Telah terjadi peningkatan penting dalam konsumsi produk hewani di negara-negara, seperti Brazil dan Cina, meskipun tingkatnya masih di bawah tingkat konsumsi di Amerika Utara dan sebagian besar negara industri lainnya. Namun, konsumsi produk ternak yang berlebihan dapat berdampak buruk bagi kesehatan karena asupan lemak yang berlebihan. Asupan lemak makanan telah meningkat hampir di mana-mana (kebanyakan di Amerika Utara) kecuali di Afrika. Peningkatan pendapatan di negara berkembang juga menyebabkan peningkatan ketersediaan dan konsumsi diet tinggi lemak padat energi.

Meningkatnya permintaan untuk produk peternakan cenderung berdampak buruk pada lingkungan. Diperkirakan bahwa area yang dibutuhkan untuk produksi pakan ternak kira-kira sepertiga dari seluruh lahan subur. Lebih banyak lahan dapat dialihkan dari tanaman untuk penggembalaan dan produksi pakan untuk industri daging. Deforestasi telah meningkat terutama di Amerika Latin karena perluasan lahan untuk penggembalaan ternak. Penggembalaan yang berlebihan membawa permasalahan tersendiri berupa degradasi lahan.

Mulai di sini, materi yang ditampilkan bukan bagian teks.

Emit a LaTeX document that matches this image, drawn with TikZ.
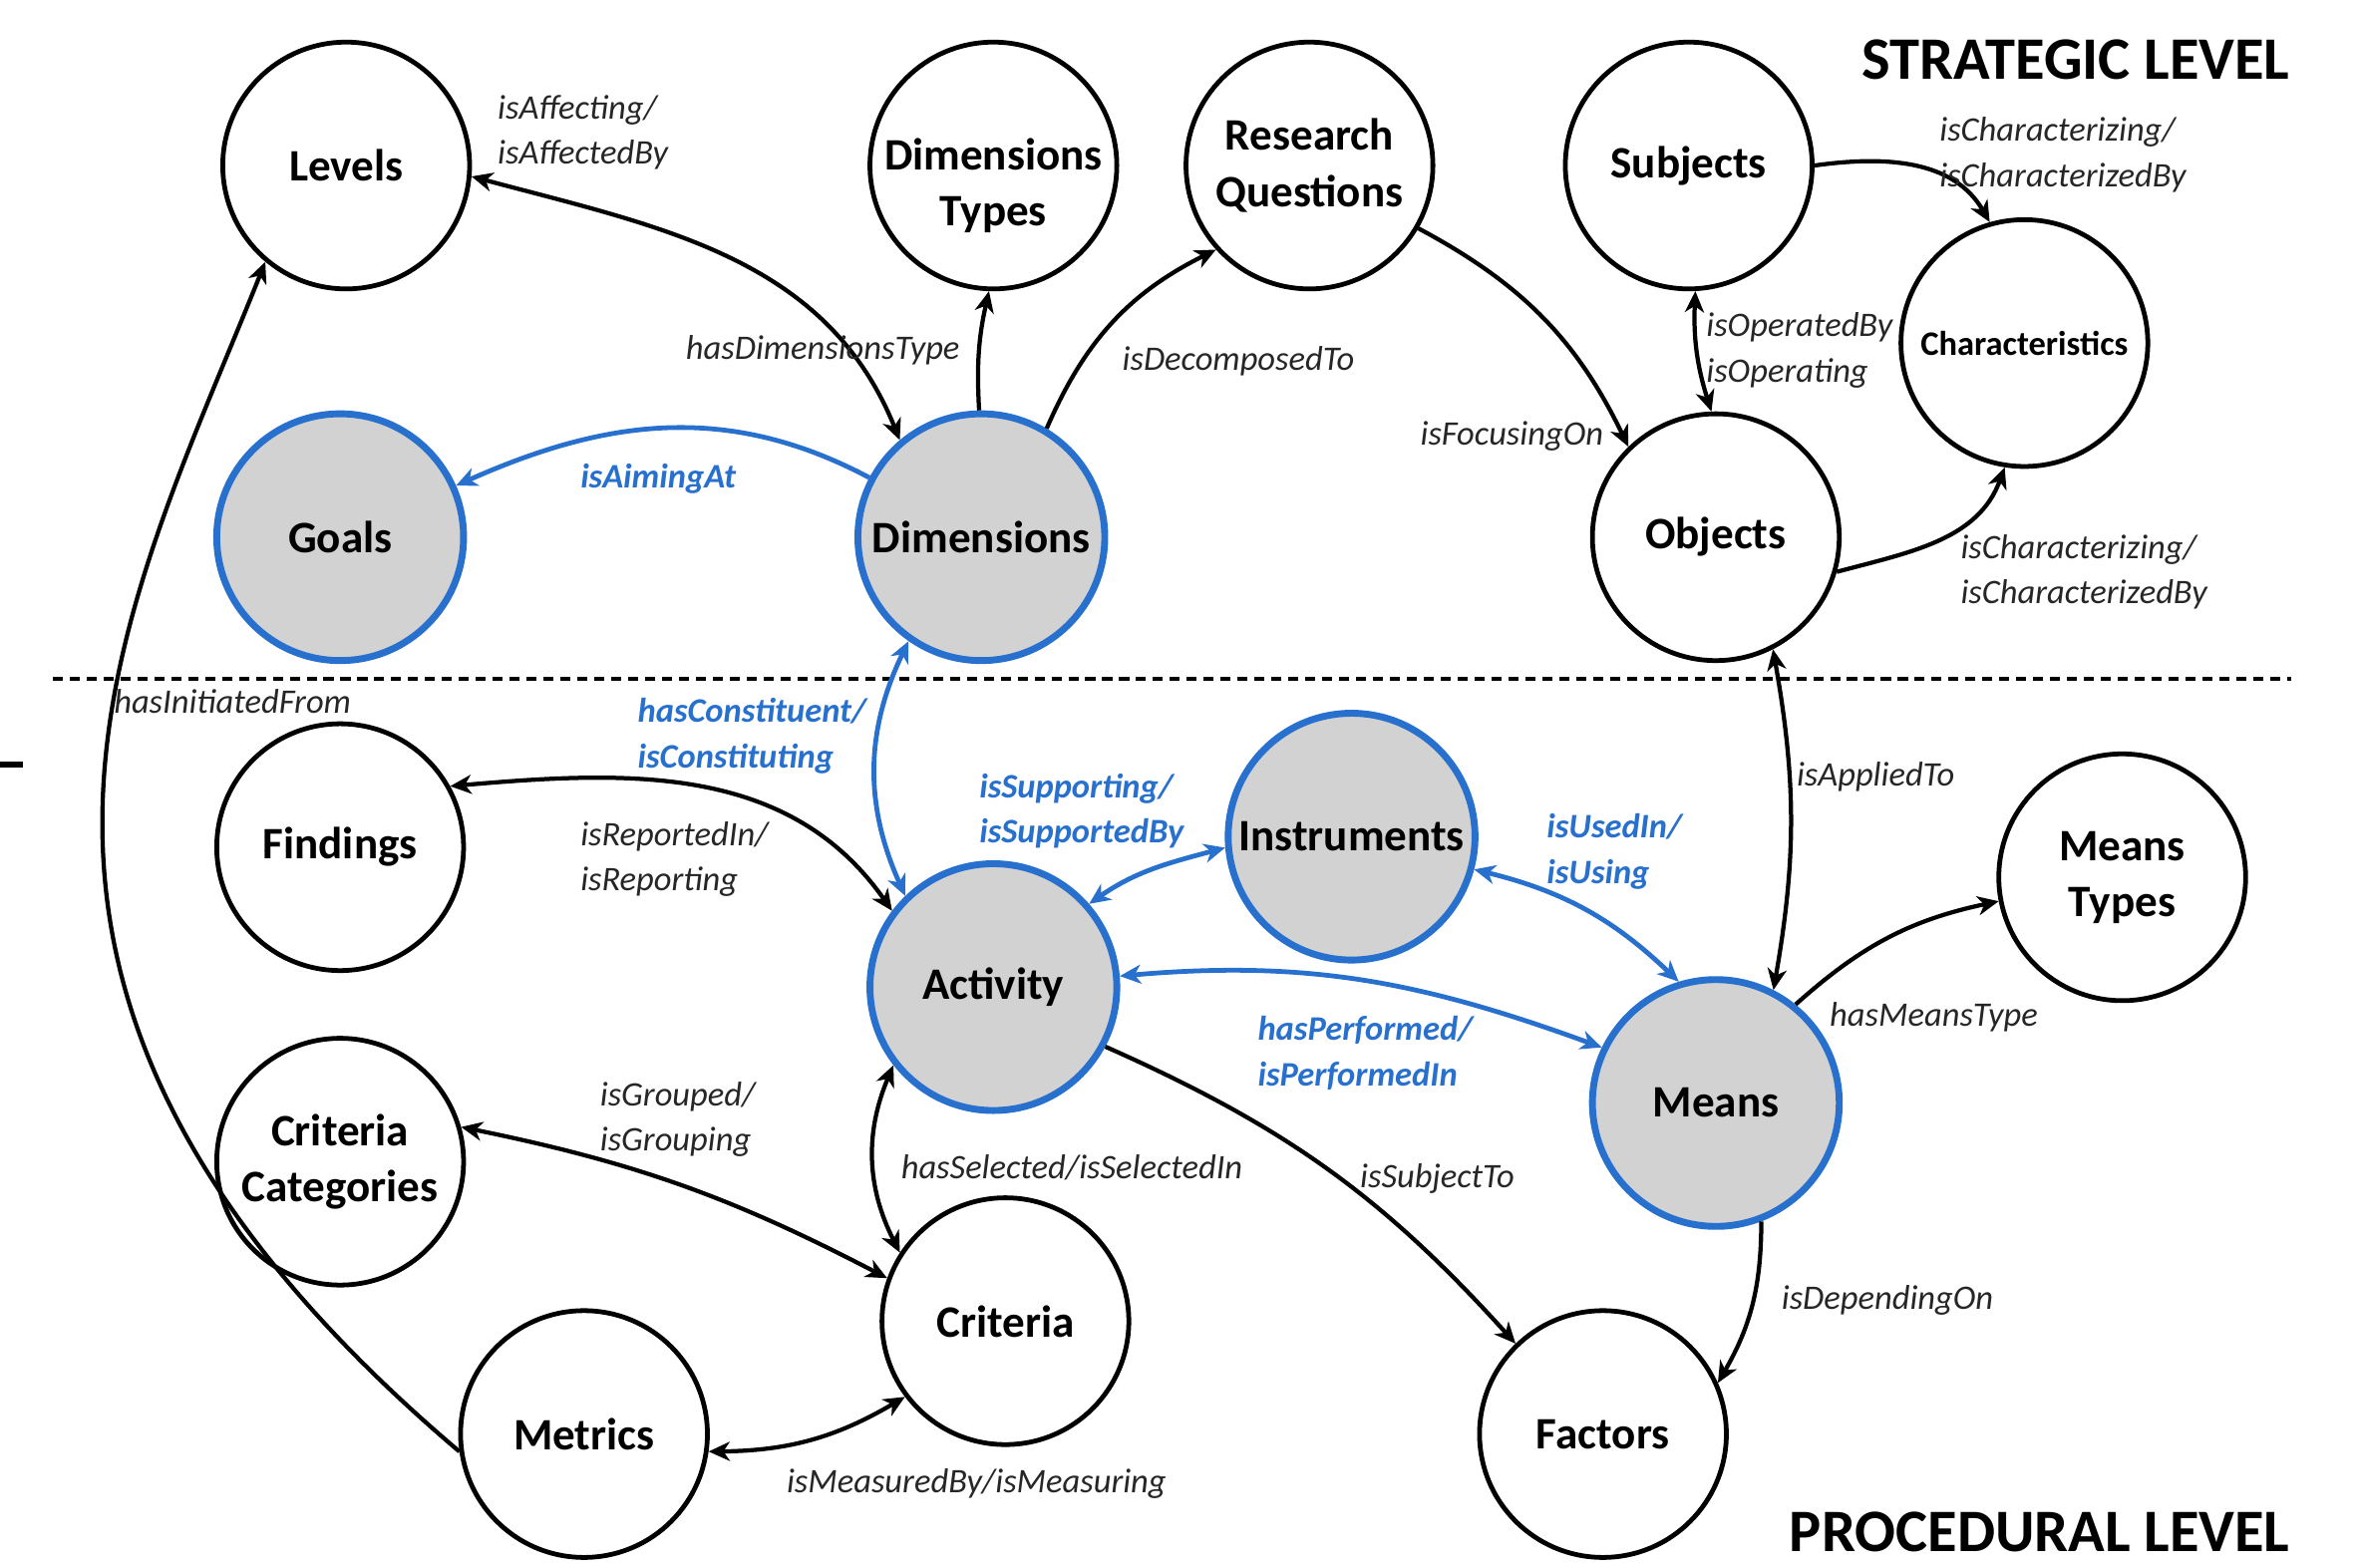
\documentclass[tikz,border=0pt]{standalone}
\usepackage{fontspec}
\setmainfont{Carlito}
\usetikzlibrary{arrows.meta}
\definecolor{linkblue}{RGB}{40,112,205}
\definecolor{coregray}{RGB}{210,210,210}

\begin{document}
\begin{tikzpicture}[
    concept/.style={circle,draw,line width=0.9pt,minimum size=1.64cm,inner sep=0pt,align=center,
      font=\fontsize{8.5}{10.6}\selectfont\bfseries},
    core/.style={concept,draw=linkblue,line width=1.3pt,fill=coregray},
    rel/.style={anchor=west,align=left,inner sep=0pt,text=black!85,
      font=\fontsize{6.5}{8.6}\selectfont\itshape},
    bluerel/.style={rel,text=linkblue,font=\fontsize{6.5}{8.6}\selectfont\bfseries\itshape},
    levelname/.style={anchor=east,inner sep=0pt,font=\fontsize{11.4}{13}\selectfont\bfseries},
    link/.style={line width=0.8pt},
    bluelink/.style={line width=0.9pt,linkblue},
    >={Stealth[length=4pt,width=3.6pt,inset=1.2pt]}
  ]

      \useasboundingbox (0,0) rectangle (15.68,10.42);

      \node[concept] (lev) at (2.30,9.32) {Levels};
      \node[concept] (dtyp) at (6.60,9.32) {\raisebox{-1.4mm}[\height][\depth]{\begin{tabular}{@{}c@{}}Dimensions\\Types\end{tabular}}};
      \node[concept] (rq) at (8.70,9.32) {Research\\Questions};
      \node[concept] (subj) at (11.22,9.32) {Subjects};
      \node[concept,font=\fontsize{6.5}{8}\selectfont\bfseries] (chr) at (13.45,8.14) {Characteristics};
      \node[core] (goal) at (2.26,6.85) {Goals};
      \node[core] (dim) at (6.52,6.85) {Dimensions};
      \node[concept] (obj) at (11.40,6.85) {Objects};

      \node[concept] (find) at (2.26,4.79) {Findings};
      \node[core] (act) at (6.60,3.86) {Activity};
      \node[core] (ins) at (8.98,4.86) {Instruments};
      \node[concept] (mtyp) at (14.10,4.59) {Means\\Types};
      \node[core] (mean) at (11.40,3.09) {Means};
      \node[concept] (ccat) at (2.26,2.70) {Criteria\\Categories};
      \node[concept] (crit) at (6.68,1.64) {Criteria};
      \node[concept] (metr) at (3.88,0.89) {Metrics};
      \node[concept] (fact) at (10.65,0.89) {Factors};

      \node[levelname] (strat) at (15.22,10.02) {STRATEGIC LEVEL};
      \node[levelname] (proc) at (15.22,0.24) {PROCEDURAL LEVEL};

      \draw[line width=0.8pt,dash pattern=on 1.9pt off 1.3pt] (0.35,5.91) -- (15.22,5.91);
      \draw[line width=1pt] (0,5.34) -- (0.15,5.34);

      \draw[link,<->] (lev.-5) to[out=-15,in=112] (dim.130);
      \draw[link,->] (dim.91) to[bend left=8] (dtyp.-92);
      \draw[link,->] (dim.59) to[bend left=20] (rq.222);
      \draw[link,->] (rq.-30) to[bend left=18] (obj.134);
      \draw[link,<->] (subj.-87) to[bend right=10] (obj.92);
      \draw[link,->] (subj.0) to[out=8,in=120] (chr.106);
      \draw[link,->] (obj.-16) to[out=15,in=250] (chr.261);
      \draw[bluelink,->] (dim.152) to[out=152,in=24] (goal.24);
      \draw[bluelink,<->] (dim.235) to[bend right=25] (act.134);
      \draw[link,->] (metr.188) .. controls (-0.60,3.87) and (0.82,6.32) .. (lev.230);

      \draw[link,<->] (find.29) to[out=5,in=125] (act.143);
      \draw[bluelink,<->] (act.41) to[out=35,in=195] (ins.185);
      \draw[bluelink,<->] (ins.-15) to[bend left=15] (mean.107);
      \draw[bluelink,<->] (act.5) to[out=5,in=160] (mean.154);
      \draw[link,<->] (obj.-63) to[bend left=10] (mean.63);
      \draw[link,->] (mean.51) to[bend left=15] (mtyp.191);
      \draw[link,->] (act.-28) to[bend left=12] (fact.134);
      \draw[link,->] (mean.-69) to[bend left=15] (fact.24);
      \draw[link,<->] (act.218) to[bend right=25] (crit.147);
      \draw[link,<->] (ccat.16) to[bend left=8] (crit.160);
      \draw[link,<->] (metr.-8) to[bend right=15] (crit.217);

      \node[rel] (affect) at (3.30,9.54) {isAffecting/\\isAffectedBy};
      \node[rel] (dimtype) at (4.55,8.09) {hasDimensionsType};
      \node[rel] (decomp) at (7.45,8.02) {isDecomposedTo};
      \node[rel] (focus) at (9.43,7.52) {isFocusingOn};
      \node[rel] (operate) at (11.33,8.09) {isOperatedBy\\isOperating};
      \node[rel] (charsub) at (12.88,9.39) {isCharacterizing/\\isCharacterizedBy};
      \node[rel] (charobj) at (13.02,6.62) {isCharacterizing/\\isCharacterizedBy};
      \node[bluerel] (aim) at (3.85,7.24) {isAimingAt};
      \node[bluerel] (constit) at (4.23,5.53) {hasConstituent/\\isConstituting};
      \node[rel] (init) at (0.75,5.76) {hasInitiatedFrom};
      \node[rel] (report) at (3.85,4.71) {isReportedIn/\\isReporting};
      \node[bluerel] (support) at (6.50,5.03) {isSupporting/\\isSupportedBy};
      \node[bluerel] (use) at (10.27,4.76) {isUsedIn/\\isUsing};
      \node[bluerel] (perform) at (8.35,3.42) {hasPerformed/\\isPerformedIn};
      \node[rel] (apply) at (11.93,5.26) {isAppliedTo};
      \node[rel] (meanstype) at (12.15,3.66) {hasMeansType};
      \node[rel] (subject) at (9.03,2.59) {isSubjectTo};
      \node[rel] (depend) at (11.83,1.78) {isDependingOn};
      \node[rel] (select) at (5.98,2.66) {hasSelected/isSelectedIn};
      \node[rel] (group) at (3.98,2.98) {isGrouped/\\isGrouping};
      \node[rel] (measure) at (5.22,0.56) {isMeasuredBy/isMeasuring};

    \end{tikzpicture}
\end{document}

Menurut FAO, lebih dari 70 persen dari semua lahan penggembalaan di daerah kering dianggap terdegradasi sebagian besar karena penggembalaan yang berlebihan, pemadatan dan erosi yang disebabkan oleh ternak. Meningkatnya permintaan daging juga menghasilkan percepatan permintaan air, dan tanaman pangan seperti jagung dan kedelai. Selain itu, produksi industri produk ternak skala besar cenderung berlokasi dekat dengan pusat perkotaan dan dapat menimbulkan risiko lingkungan dan kesehatan masyarakat.